*Requirements:*
The line containing "from bokeh.resources import INLINE" marks the end: extract everything from the first line of the data through that line, exactly, with no pictures.
··········
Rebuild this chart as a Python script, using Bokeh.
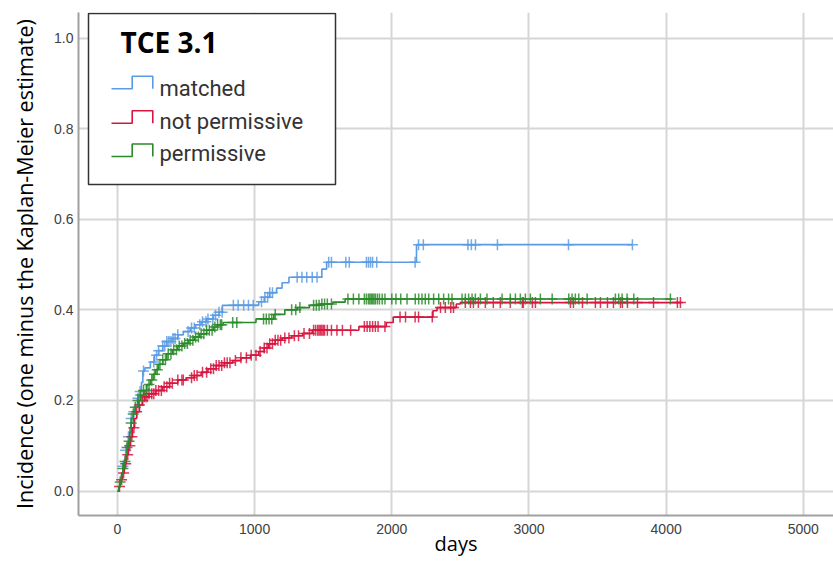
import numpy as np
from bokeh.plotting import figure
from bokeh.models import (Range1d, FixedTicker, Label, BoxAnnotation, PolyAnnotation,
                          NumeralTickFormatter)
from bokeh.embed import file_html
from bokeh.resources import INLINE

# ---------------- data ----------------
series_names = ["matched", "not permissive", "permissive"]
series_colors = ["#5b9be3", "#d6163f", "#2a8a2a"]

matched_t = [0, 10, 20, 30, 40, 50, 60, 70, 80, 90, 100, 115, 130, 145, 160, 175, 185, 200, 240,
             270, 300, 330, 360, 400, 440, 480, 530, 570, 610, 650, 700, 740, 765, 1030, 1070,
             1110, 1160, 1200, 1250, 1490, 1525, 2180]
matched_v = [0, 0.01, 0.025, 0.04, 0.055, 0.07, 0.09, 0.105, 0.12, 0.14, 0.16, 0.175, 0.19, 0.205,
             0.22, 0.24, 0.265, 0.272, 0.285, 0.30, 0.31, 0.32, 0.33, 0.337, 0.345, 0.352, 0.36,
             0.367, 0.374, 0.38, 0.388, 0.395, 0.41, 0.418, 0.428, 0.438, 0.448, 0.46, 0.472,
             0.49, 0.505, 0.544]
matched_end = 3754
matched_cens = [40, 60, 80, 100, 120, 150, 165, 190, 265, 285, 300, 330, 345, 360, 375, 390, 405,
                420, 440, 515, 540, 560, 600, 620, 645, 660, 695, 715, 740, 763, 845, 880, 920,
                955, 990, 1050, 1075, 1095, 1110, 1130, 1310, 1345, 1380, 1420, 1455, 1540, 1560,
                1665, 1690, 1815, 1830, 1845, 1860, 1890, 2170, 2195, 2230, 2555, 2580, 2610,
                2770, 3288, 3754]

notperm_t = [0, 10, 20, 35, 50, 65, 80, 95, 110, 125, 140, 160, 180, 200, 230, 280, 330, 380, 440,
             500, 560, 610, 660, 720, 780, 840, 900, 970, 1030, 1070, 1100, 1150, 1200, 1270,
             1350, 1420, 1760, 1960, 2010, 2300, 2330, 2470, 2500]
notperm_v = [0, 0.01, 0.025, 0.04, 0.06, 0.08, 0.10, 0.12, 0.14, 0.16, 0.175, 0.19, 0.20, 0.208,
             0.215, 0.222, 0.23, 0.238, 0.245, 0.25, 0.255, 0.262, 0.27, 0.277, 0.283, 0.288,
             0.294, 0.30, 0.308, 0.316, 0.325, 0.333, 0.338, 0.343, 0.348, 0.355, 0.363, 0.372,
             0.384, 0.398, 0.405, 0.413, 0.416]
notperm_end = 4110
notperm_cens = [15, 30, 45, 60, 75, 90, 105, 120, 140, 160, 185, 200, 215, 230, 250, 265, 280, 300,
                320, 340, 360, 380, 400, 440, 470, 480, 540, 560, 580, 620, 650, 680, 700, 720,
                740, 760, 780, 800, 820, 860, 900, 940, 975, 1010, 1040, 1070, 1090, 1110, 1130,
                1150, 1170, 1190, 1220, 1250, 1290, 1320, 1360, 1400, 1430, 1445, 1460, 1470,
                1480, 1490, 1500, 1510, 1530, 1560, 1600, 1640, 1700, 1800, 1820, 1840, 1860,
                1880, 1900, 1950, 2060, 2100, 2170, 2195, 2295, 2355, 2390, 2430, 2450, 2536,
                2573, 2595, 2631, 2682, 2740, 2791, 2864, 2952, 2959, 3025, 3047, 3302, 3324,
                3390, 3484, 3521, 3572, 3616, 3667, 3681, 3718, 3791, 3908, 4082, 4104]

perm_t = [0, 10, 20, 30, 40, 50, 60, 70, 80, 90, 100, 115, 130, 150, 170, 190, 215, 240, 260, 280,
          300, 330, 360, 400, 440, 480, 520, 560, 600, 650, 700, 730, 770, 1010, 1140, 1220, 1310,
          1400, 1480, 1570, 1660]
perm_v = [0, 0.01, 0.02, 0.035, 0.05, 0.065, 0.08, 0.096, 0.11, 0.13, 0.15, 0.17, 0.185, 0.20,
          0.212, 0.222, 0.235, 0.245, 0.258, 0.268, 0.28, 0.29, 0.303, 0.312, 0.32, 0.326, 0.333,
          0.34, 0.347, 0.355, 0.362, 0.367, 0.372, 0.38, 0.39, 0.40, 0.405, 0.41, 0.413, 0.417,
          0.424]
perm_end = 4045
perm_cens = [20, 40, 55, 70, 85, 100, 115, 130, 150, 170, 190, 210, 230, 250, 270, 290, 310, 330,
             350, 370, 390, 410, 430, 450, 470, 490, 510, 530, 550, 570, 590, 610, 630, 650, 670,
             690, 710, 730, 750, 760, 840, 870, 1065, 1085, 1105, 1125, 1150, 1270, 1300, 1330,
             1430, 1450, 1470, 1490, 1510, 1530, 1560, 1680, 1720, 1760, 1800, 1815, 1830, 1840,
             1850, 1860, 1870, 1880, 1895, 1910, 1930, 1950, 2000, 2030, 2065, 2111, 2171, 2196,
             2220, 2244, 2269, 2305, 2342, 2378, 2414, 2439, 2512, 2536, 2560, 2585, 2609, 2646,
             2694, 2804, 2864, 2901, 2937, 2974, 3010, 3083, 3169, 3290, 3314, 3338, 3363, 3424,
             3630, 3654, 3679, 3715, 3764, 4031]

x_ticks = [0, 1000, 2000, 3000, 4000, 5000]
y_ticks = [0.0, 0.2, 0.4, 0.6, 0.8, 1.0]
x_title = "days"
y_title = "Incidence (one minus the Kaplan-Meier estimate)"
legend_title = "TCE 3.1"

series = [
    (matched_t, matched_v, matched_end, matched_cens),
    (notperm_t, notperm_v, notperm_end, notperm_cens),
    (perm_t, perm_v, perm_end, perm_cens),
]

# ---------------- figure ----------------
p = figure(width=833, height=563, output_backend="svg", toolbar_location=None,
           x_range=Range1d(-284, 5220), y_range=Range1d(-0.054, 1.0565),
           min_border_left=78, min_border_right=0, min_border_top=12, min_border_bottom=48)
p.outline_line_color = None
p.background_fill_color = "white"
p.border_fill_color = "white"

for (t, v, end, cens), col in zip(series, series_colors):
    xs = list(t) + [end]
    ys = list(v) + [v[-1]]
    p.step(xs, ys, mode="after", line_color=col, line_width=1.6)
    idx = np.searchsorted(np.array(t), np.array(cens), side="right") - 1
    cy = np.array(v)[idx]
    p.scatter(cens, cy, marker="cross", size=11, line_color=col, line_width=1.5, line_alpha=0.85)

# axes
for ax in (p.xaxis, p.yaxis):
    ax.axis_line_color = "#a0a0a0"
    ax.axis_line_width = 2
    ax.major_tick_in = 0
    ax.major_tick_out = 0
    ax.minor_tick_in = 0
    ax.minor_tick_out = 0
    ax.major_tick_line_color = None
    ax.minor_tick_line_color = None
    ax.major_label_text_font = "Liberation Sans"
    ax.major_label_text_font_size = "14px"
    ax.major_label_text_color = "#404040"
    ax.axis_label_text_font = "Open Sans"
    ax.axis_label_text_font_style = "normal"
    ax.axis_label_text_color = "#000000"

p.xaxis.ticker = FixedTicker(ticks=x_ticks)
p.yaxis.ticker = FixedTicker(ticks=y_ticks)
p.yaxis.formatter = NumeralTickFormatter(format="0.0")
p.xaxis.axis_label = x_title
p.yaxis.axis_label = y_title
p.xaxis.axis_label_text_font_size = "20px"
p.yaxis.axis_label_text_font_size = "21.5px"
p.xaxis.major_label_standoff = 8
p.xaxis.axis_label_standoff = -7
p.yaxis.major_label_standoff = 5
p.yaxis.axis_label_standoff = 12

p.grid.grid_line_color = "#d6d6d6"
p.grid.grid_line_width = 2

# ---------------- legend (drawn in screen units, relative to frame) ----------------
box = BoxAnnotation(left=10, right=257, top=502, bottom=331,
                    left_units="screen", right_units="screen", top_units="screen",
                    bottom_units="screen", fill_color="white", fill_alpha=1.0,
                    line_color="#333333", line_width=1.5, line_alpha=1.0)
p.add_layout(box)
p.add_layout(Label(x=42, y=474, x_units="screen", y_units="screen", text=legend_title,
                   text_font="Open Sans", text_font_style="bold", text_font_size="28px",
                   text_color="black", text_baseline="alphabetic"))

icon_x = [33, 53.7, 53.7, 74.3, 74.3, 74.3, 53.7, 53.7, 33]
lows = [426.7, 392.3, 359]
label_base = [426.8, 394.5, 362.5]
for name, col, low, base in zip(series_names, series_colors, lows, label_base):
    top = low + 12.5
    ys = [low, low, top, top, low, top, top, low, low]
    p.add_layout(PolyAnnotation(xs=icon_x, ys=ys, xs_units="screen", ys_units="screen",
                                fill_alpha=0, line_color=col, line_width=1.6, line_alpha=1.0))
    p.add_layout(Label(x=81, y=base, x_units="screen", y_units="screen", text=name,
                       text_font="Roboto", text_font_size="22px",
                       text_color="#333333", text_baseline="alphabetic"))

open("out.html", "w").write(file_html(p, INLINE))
··········
*Final result:*
Rebuild this chart as a Python script, using Bokeh.
import numpy as np
from bokeh.plotting import figure
from bokeh.models import (Range1d, FixedTicker, Label, BoxAnnotation, PolyAnnotation,
                          NumeralTickFormatter)
from bokeh.embed import file_html
from bokeh.resources import INLINE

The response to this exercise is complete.